Yeah, they finally let him back on to pimp “Willard”. He was no more normal, but better behaved. They, IIRC, replayed the clip and talked about it briefly. Crispin said nothing about being drug-addled or anything to really defend himself beyond saying that he had been in self-defense courses at the time.
Okay, this was sometime during the '80s. The Cowboys were playing some team I can’t recall and Jim Lampley was one of the sportscasters covering the game. I swear this is real, maybe somebody can coroborate this story.
I know there has to be a tape circulating somewhere.
So anyway after a commercial break we cut back to the studio but Lampley wasn’t given a heads up. He was in the middle of eating and so he just goes right into reading the prompter but with a mouthful. And I mean a mouthful.
Gets better. So he decides that his mouth is too full to speak clearly and he grabs some of the chewed food and places it aside. He continues on like nothing ever happened still chewing.
I could have just died!
I figure that he thought it was just a voiceover and he couldn’t be seen.
Wrongo!
So for awhile after each commercial break they were cutting back to shots of the crowd in the stadium and they’d hold up hot dogs and stuff offering them to Jim.
Whew!
I still recall one actor saying, “This is the tomb of my incestors. [Pause] Did I say ‘incestors?’ Of course, I meant ‘ancestors.’”

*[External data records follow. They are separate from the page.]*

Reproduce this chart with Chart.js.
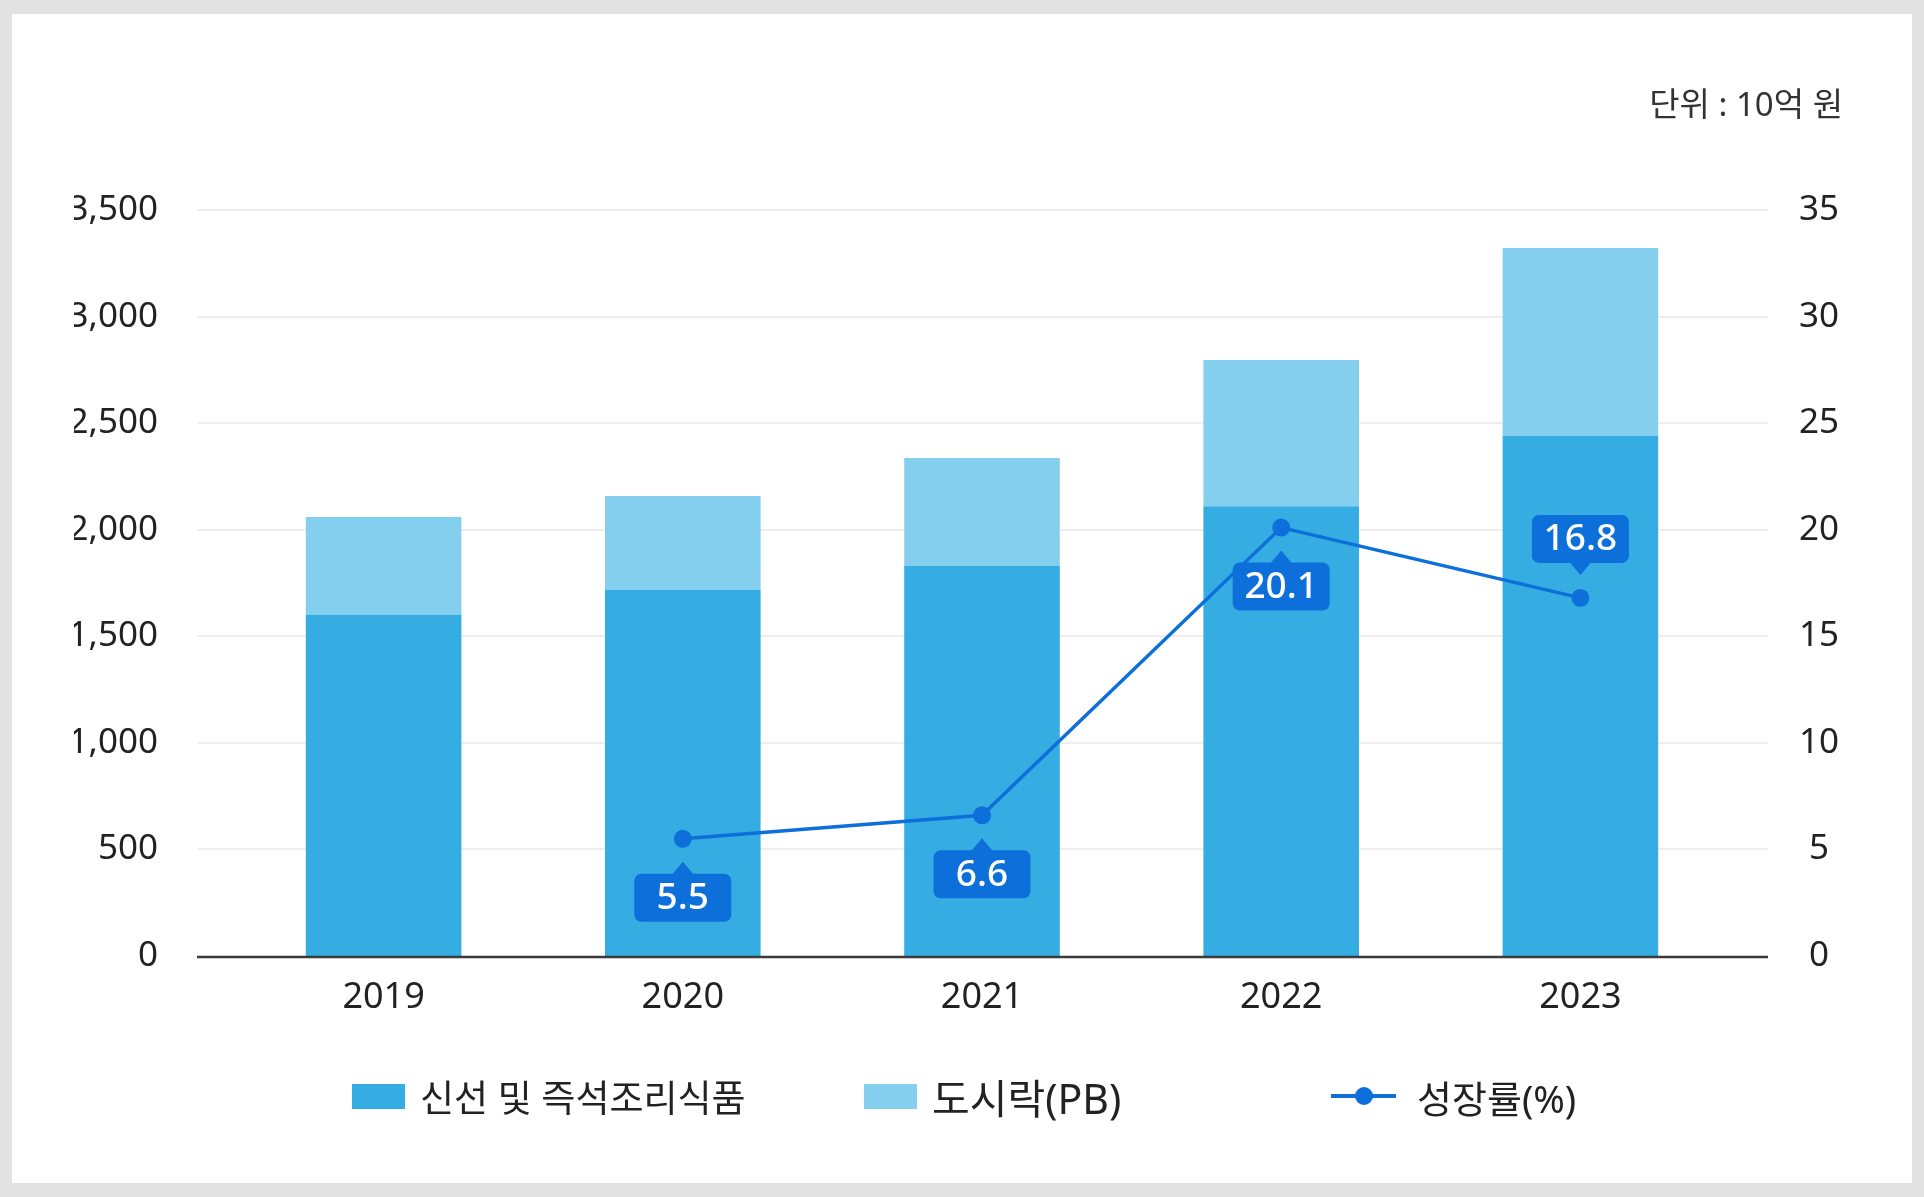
<!DOCTYPE html>
<html>
<head>
<meta charset="utf-8">
<script src="https://cdn.jsdelivr.net/npm/chart.js@4.4.1/dist/chart.umd.min.js"></script>
<style>
  html, body { margin: 0; padding: 0; width: 1924px; height: 1197px; overflow: hidden; background: #e2e2e2; }
  #panel { position: absolute; left: 12px; top: 14px; width: 1900px; height: 1169px; background: #fff; }
  #c { position: absolute; left: 0; top: 0; }
  #unit { position: absolute; right: 81px; top: 78px; font: 33px 'Noto Sans', 'Noto Sans CJK KR', sans-serif; color: #333; white-space: nowrap; }
  .lg { position: absolute; top: 1070px; height: 52px; display: flex; align-items: center; color: #222;
        font-family: 'Noto Sans', 'Noto Sans CJK KR', sans-serif; white-space: nowrap; }
  .sw { width: 53px; height: 25px; margin-right: 15px; }
  .ln { position: relative; width: 65px; height: 4px; margin-right: 21px; }
  .ln span { position: absolute; left: 24px; top: -7px; width: 18px; height: 18px; border-radius: 50%; }
</style>
</head>
<body>
<div id="panel"></div>
<canvas id="c" width="1924" height="1197"></canvas>
<div id="unit">단위 : 10억 원</div>
<div id="legend"></div>
<script>
const years = ["2019", "2020", "2021", "2022", "2023"];
const freshFood = [1600, 1717, 1830, 2110, 2440];
const lunchBox = [460, 441, 507, 686, 882];
const growthRate = [null, 5.5, 6.6, 20.1, 16.8];
const leftTicks = [0, 3500, 500];
const rightTicks = [0, 35, 5];

const FONT = "'Noto Sans', 'Noto Sans CJK KR', sans-serif";
const DARK = "#36ade2";
const LIGHT = "#84cfee";
const LINE = "#0c6fda";

// horizontal grid + base line, wider than the category area
const gridPlugin = {
  id: "gridPlugin",
  beforeDatasetsDraw(chart) {
    const { ctx, chartArea, scales } = chart;
    ctx.save();
    ctx.strokeStyle = "#eeeeee";
    ctx.lineWidth = 2;
    scales.y.ticks.forEach(t => {
      if (t.value === 0) return;
      const py = Math.round(scales.y.getPixelForValue(t.value));
      ctx.beginPath();
      ctx.moveTo(chartArea.left - 37, py);
      ctx.lineTo(chartArea.right + 38, py);
      ctx.stroke();
    });
    ctx.restore();
  },
  afterDatasetsDraw(chart) {
    const { ctx, chartArea, scales } = chart;
    const py = scales.y.getPixelForValue(0) + 1;
    ctx.save();
    ctx.strokeStyle = "#3a3a3a";
    ctx.lineWidth = 2.5;
    ctx.beginPath();
    ctx.moveTo(chartArea.left - 37, py);
    ctx.lineTo(chartArea.right + 38, py);
    ctx.stroke();
    ctx.restore();
  }
};

// callout boxes with the growth values
const calloutPlugin = {
  id: "calloutPlugin",
  afterDraw(chart) {
    const { ctx } = chart;
    const idx = chart.data.datasets.findIndex(d => d.type === "line");
    const meta = chart.getDatasetMeta(idx);
    const data = chart.data.datasets[idx].data;
    const w = 97, h = 48, r = 7, gap = 35, tip = 12;
    ctx.save();
    meta.data.forEach((pt, i) => {
      if (data[i] == null) return;
      const up = i === data.length - 1; // last label sits above the point
      const x = pt.x, y = pt.y;
      const top = up ? y - gap - h : y + gap;
      ctx.fillStyle = LINE;
      ctx.beginPath();
      ctx.roundRect(x - w / 2, top, w, h, r);
      ctx.fill();
      ctx.beginPath();
      if (up) {
        ctx.moveTo(x - 11, top + h - 1);
        ctx.lineTo(x + 11, top + h - 1);
        ctx.lineTo(x, top + h + tip);
      } else {
        ctx.moveTo(x - 11, top + 1);
        ctx.lineTo(x + 11, top + 1);
        ctx.lineTo(x, top - tip);
      }
      ctx.fill();
      ctx.fillStyle = "#fff";
      ctx.font = "500 37px " + FONT;
      ctx.textAlign = "center";
      ctx.textBaseline = "middle";
      ctx.fillText(data[i].toFixed(1), x, top + h / 2 + 1);
    });
    ctx.restore();
  }
};

const chart = new Chart(document.getElementById("c"), {
  data: {
    labels: years,
    datasets: [
      {
        type: "bar",
        label: "신선 및 즉석조리식품",
        data: freshFood,
        backgroundColor: DARK,
        yAxisID: "y",
        order: 1,
        barPercentage: 0.52,
        categoryPercentage: 1
      },
      {
        type: "bar",
        label: "도시락(PB)",
        data: lunchBox,
        backgroundColor: LIGHT,
        yAxisID: "y",
        order: 1,
        barPercentage: 0.52,
        categoryPercentage: 1
      },
      {
        type: "line",
        label: "성장률(%)",
        data: growthRate,
        borderColor: LINE,
        backgroundColor: LINE,
        borderWidth: 3.5,
        pointRadius: 9,
        pointBackgroundColor: LINE,
        pointBorderWidth: 0,
        yAxisID: "y1",
        order: 0,
        spanGaps: false
      }
    ]
  },
  options: {
    responsive: false,
    devicePixelRatio: 1,
    animation: false,
    layout: { padding: { left: 74, right: 44, top: 210, bottom: 161 } },
    plugins: {
      legend: { display: false },
      tooltip: { enabled: false }
    },
    scales: {
      x: {
        stacked: true,
        grid: { display: false, drawTicks: false },
        border: { display: false },
        ticks: { font: { family: FONT, size: 36 }, color: "#222", padding: 20 },
        afterFit(s) { s.height = 80; }
      },
      y: {
        stacked: true,
        position: "left",
        min: leftTicks[0],
        max: leftTicks[1],
        grid: { display: false, drawTicks: false },
        border: { display: false },
        ticks: { stepSize: leftTicks[2], font: { family: FONT, size: 35 }, color: "#222", padding: 76 },
        afterFit(s) { s.width = 160; }
      },
      y1: {
        position: "right",
        min: rightTicks[0],
        max: rightTicks[1],
        grid: { display: false, drawTicks: false },
        border: { display: false },
        ticks: { stepSize: rightTicks[2], font: { family: FONT, size: 35 }, color: "#222", padding: 69, crossAlign: "center" },
        afterFit(s) { s.width = 150; }
      }
    }
  },
  plugins: [gridPlugin, calloutPlugin]
});

// legend built from the chart's datasets
const legendLeft = [352, 864, 1331];
const legendSize = [37, 41, 38];
const host = document.getElementById("legend");
chart.data.datasets.forEach((ds, i) => {
  const item = document.createElement("div");
  item.className = "lg";
  item.style.left = legendLeft[i] + "px";
  item.style.fontSize = legendSize[i] + "px";
  if (ds.type === "line") {
    item.innerHTML = '<div class="ln" style="background:' + ds.borderColor + '"><span style="background:' + ds.borderColor + '"></span></div>';
  } else {
    item.innerHTML = '<div class="sw" style="background:' + ds.backgroundColor + '"></div>';
  }
  const txt = document.createElement("span");
  txt.textContent = ds.label;
  item.appendChild(txt);
  host.appendChild(item);
});
</script>
</body>
</html>
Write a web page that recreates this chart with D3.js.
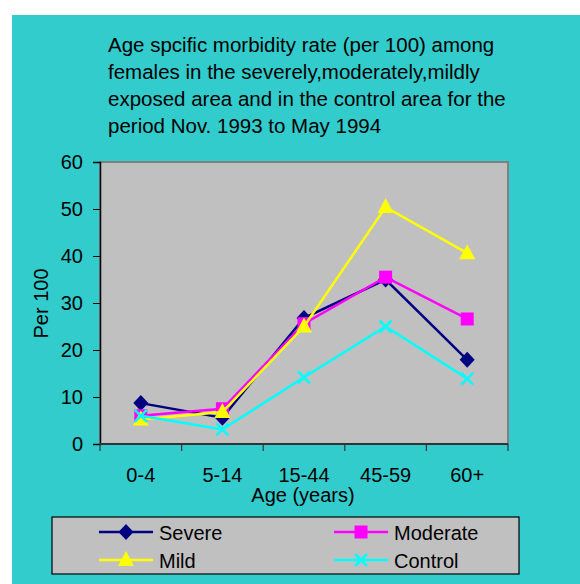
<!DOCTYPE html>
<html>
<head>
<meta charset="utf-8">
<script src="https://cdn.jsdelivr.net/npm/d3@7"></script>
<style>
  body { margin: 0; background: #fff; }
  svg text { font-family: "Liberation Sans", Arial, sans-serif; fill: #000; }
</style>
</head>
<body>
<div id="chart"></div>
<script>
// data
var ageGroups = ["0-4", "5-14", "15-44", "45-59", "60+"];
var severe   = [8.7, 5.6, 26.8, 35.0, 17.9];
var moderate = [6.0, 7.5, 25.6, 35.5, 26.6];
var mild     = [5.2, 6.8, 25.0, 50.4, 40.6];
var control  = [6.0, 3.1, 14.2, 25.0, 13.9];
var yTicks = [0, 10, 20, 30, 40, 50, 60];
var titleLines = [
  "Age spcific morbidity rate (per 100) among",
  "females in the severely,moderately,mildly",
  "exposed area and in the control area for the",
  "period Nov. 1993 to May 1994"
];

var series = [
  {name: "Severe", values: severe, color: "#000080", shape: "diamond"},
  {name: "Moderate", values: moderate, color: "#FF00FF", shape: "square"},
  {name: "Mild", values: mild, color: "#FFFF00", shape: "triangle"},
  {name: "Control", values: control, color: "#00FFFF", shape: "cross"}
];

var W = 580, H = 584;
var plot = {left: 100, top: 162, right: 508, bottom: 444};
var fs = "20px";

var svg = d3.select("#chart").append("svg")
  .attr("width", W).attr("height", H);

// teal background
svg.append("rect").attr("x", 12).attr("y", 15)
  .attr("width", W - 12).attr("height", H - 15).attr("fill", "#33CCCC");

// title
svg.append("g").selectAll("text")
  .data(titleLines).enter().append("text")
  .attr("x", 108)
  .attr("y", function(d, i) { return 51.5 + i * 27.2; })
  .attr("font-size", "20.5px")
  .text(function(d) { return d; });

var x = d3.scaleBand().domain(ageGroups).range([plot.left, plot.right]);
var y = d3.scaleLinear().domain([0, 60]).range([plot.bottom, plot.top]);

// plot area
svg.append("rect")
  .attr("x", plot.left).attr("y", plot.top)
  .attr("width", plot.right - plot.left).attr("height", plot.bottom - plot.top)
  .attr("fill", "#C0C0C0").attr("stroke", "#808080").attr("stroke-width", 2);

// y axis
var yAxis = svg.append("g")
  .attr("transform", "translate(" + plot.left + ",0)")
  .call(d3.axisLeft(y).tickValues(yTicks).tickSize(7).tickPadding(10));
yAxis.select(".domain").attr("stroke", "#000").attr("stroke-width", 1.5);
yAxis.selectAll("line").attr("stroke", "#000");
yAxis.selectAll("text").attr("font-size", fs)
  .attr("font-family", "Liberation Sans, Arial, sans-serif").attr("fill", "#000");

// x axis: ticks between categories
var xAxis = svg.append("g")
  .attr("transform", "translate(0," + plot.bottom + ")");
xAxis.append("line")
  .attr("x1", plot.left).attr("x2", plot.right)
  .attr("stroke", "#333").attr("stroke-width", 2);
var bounds = ageGroups.map(function(d) { return x(d); }).concat([x(ageGroups[ageGroups.length - 1]) + x.bandwidth()]);
xAxis.selectAll(".tk").data(bounds).enter().append("line")
  .attr("x1", function(d) { return d; }).attr("x2", function(d) { return d; })
  .attr("y1", 0).attr("y2", 7)
  .attr("stroke", "#333").attr("stroke-width", 1.2);
xAxis.selectAll(".lbl").data(ageGroups).enter().append("text")
  .attr("x", function(d) { return x(d) + x.bandwidth() / 2; })
  .attr("y", 38)
  .attr("text-anchor", "middle").attr("font-size", fs)
  .text(function(d) { return d; });

// axis titles
svg.append("text")
  .attr("x", 303).attr("y", 502)
  .attr("text-anchor", "middle").attr("font-size", fs)
  .text("Age (years)");
svg.append("text")
  .attr("transform", "translate(48,303.5) rotate(-90)")
  .attr("text-anchor", "middle").attr("font-size", fs)
  .text("Per 100");

function marker(g, shape, color, cx, cy) {
  if (shape === "diamond") {
    g.append("path").attr("d", "M" + cx + "," + (cy - 8) + "L" + (cx + 7.5) + "," + cy + "L" + cx + "," + (cy + 8) + "L" + (cx - 7.5) + "," + cy + "Z")
      .attr("fill", color);
  } else if (shape === "square") {
    g.append("rect").attr("x", cx - 6.5).attr("y", cy - 6.5)
      .attr("width", 13).attr("height", 13).attr("fill", color);
  } else if (shape === "triangle") {
    g.append("path").attr("d", "M" + cx + "," + (cy - 9) + "L" + (cx + 8) + "," + (cy + 6) + "L" + (cx - 8) + "," + (cy + 6) + "Z")
      .attr("fill", color);
  } else {
    g.append("path").attr("d", "M" + (cx - 6) + "," + (cy - 6) + "L" + (cx + 6) + "," + (cy + 6) + "M" + (cx + 6) + "," + (cy - 6) + "L" + (cx - 6) + "," + (cy + 6))
      .attr("stroke", color).attr("stroke-width", 2.5).attr("fill", "none");
  }
}

var line = d3.line()
  .x(function(d, i) { return x(ageGroups[i]) + x.bandwidth() / 2; })
  .y(function(d) { return y(d); });

series.forEach(function(s) {
  var g = svg.append("g");
  g.append("path").datum(s.values)
    .attr("d", line)
    .attr("fill", "none").attr("stroke", s.color).attr("stroke-width", 2.5);
  s.values.forEach(function(v, i) {
    marker(g, s.shape, s.color, x(ageGroups[i]) + x.bandwidth() / 2, y(v));
  });
});

// legend
var legend = svg.append("g");
legend.append("rect")
  .attr("x", 52).attr("y", 517).attr("width", 467).attr("height", 57)
  .attr("fill", "#C0C0C0").attr("stroke", "#000").attr("stroke-width", 1.2);
series.forEach(function(s, i) {
  var lx = i % 2 === 0 ? 99 : 334;
  var ly = i < 2 ? 532 : 560;
  legend.append("line")
    .attr("x1", lx).attr("x2", lx + 54).attr("y1", ly).attr("y2", ly)
    .attr("stroke", s.color).attr("stroke-width", 2.5);
  marker(legend, s.shape, s.color, lx + 27, ly);
  legend.append("text")
    .attr("x", lx + 60).attr("y", ly + 7.5)
    .attr("font-size", fs)
    .text(s.name);
});
</script>
</body>
</html>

I also fondly recall a line from Miami Vice, which I saw first-run. Don Johnson was in a hotel room with a classic Vice chippie of undefinable accent. She looked longingly at Don and purred in a sultry voice, “When I meet the man I love, I geeve heem everytheeng he wants. I geeve heem everytheeng he needs. I geeve heem everytheeng he wants to need, and everytheeng he needs to want.”